Cuesta abajo, junto a las antiguas murallas de la ciudad, se encuentra el Museu Municipal de Arqueologia, donde las capas de la historia de la ciudad se revelan a través de artefactos desenterrados de debajo de sus calles. Reliquias romanas, cerámicas árabes y monedas medievales son piezas de una historia que abarca milenios.
Pasado y presente
Aunque Silves luce su historia con orgullo, no es un museo. La ciudad vive y respira. Los mercados de agricultores llenan la parte baja de la ciudad de charlas y color. Los sábados, los lugareños llegan con cestas de higos, almendras y miel para vender. El olor a frango piri-piri asado sale de los puestos ambulantes.
El ritmo de Silves es marcadamente portugués. Es pausado, generoso y ligado a la tierra. La campiña circundante es una de las más fértiles del Algarve y produce las naranjas que han hecho famosa a la región. En primavera, los campos se convierten en un mar de flores y el aire se impregna de perfume. En otoño, comienza la cosecha y las laderas resuenan con el parloteo y las risas de los trabajadores que recogen la fruta a mano.
Más allá de los huertos, los viñedos se extienden por el terreno ondulado, produciendo vinos algarvíos cada vez más respetados. La cercana Quinta do Francês, por ejemplo, ofrece degustaciones de tintos atrevidos y rosados nítidos que captan la esencia del terruño de la región.
El castillo y el río
El corazón de Silves es la interacción entre el castillo y el río Arade. Antaño, el río Arade era navegable hasta el Atlántico, una arteria que conectaba Silves con el mundo exterior. En tiempos de los árabes, los barcos cargados de mercancías procedentes de África y Oriente atracaban aquí, transformando esta ciudad interior en un puerto cosmopolita. Hoy, pequeñas embarcaciones navegan suavemente por su superficie, con sus reflejos brillando bajo el viejo puente romano encalado.

Siéntese a orillas del río con un vaso de vino local al atardecer y verá cómo el castillo se ruboriza con la luz mortecina. Los muros rojos parecen absorber el resplandor, como si recordaran los fuegos de batallas y celebraciones de antaño. Es una de las vistas más conmovedoras del Algarve; una armonía de historia, memoria y renovación.

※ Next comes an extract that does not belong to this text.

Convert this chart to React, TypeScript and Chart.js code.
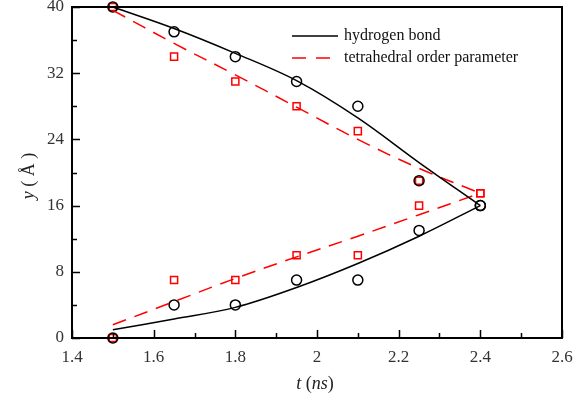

Fiesta de Moros y Cristianos
Cada mes de agosto, Silves regresa a su pasado durante la Feria Medieval, una celebración de una semana de duración que transforma la ciudad en un escenario de hace mil años. Caballeros a caballo desfilan por las calles, cetreros exhiben sus aves y mercaderes ataviados con túnicas venden especias, orfebrería y telas. El ambiente se llena de música y olor a cordero asado, mientras los faroles titilan contra los muros de piedra. Es a la vez teatral y sincero, un recordatorio tangible de que Silves fue antaño escenario de imperios, encrucijada de credos y culturas.
Más allá de las murallas
La belleza de Silves no se limita a sus murallas. Más allá de la ciudad se extiende un paisaje que parece no haber sido tocado por las prisas del turismo moderno. Conduzca en dirección a São Bartolomeu de Messines y pronto se adentrará en un mundo de colinas onduladas, bosques de alcornoques y tranquilas aldeas. En primavera, el campo se llena de color con lavanda, amapolas y tomillo silvestre que cubren los campos. Ciclistas y senderistas recorren los senderos que bordean el río o se adentran en la Sierra de Monchique, cuyos picos se alzan en la distancia.
Las famosas playas del Algarve están a sólo media hora, pero Silves parece un mundo aparte. Aquí se cambia el surf y el bullicio por algo mucho más profundo. Una conexión con el alma de la región, con el ritmo perdurable de su tierra y su gente.
Una ciudad de luz y calor
Al caer la tarde, Silves se suaviza. Las calles se vuelven más tranquilas a medida que el calor del día se desvanece. Los lugareños se reúnen en pequeñas tabernas donde se sirve comida a la brasa acompañada de pan rústico y vino. El aire se llena de conversaciones y, de vez en cuando, incluso se puede escuchar el melancólico sonido del fado.
La luz se prolonga en los muros rojos del castillo y luego se aleja suavemente, dejando la ciudad envuelta en un tono violeta. Es en este crepúsculo persistente cuando Silves revela su verdadero carácter. No es ni antigua ni moderna, sino atemporal. Un lugar donde el peso de la historia se equilibra con el pulso de la vida cotidiana.
Silves no es el Algarve de las postales ni el de los balnearios. Es algo mucho más raro. Es un lugar de sustancia y quietud donde el pasado no ha sido borrado, sino absorbido. Caminar por las calles de Silves es caminar a través de los siglos. Permanecer allí es empezar a comprender algo esencial de Portugal.
Y al marcharse, mirando hacia el castillo rojo que brilla suavemente en el crepúsculo, puede que sienta, como muchos han sentido antes, que Silves es más que una ciudad. Es realmente el antiguo corazón del Algarve.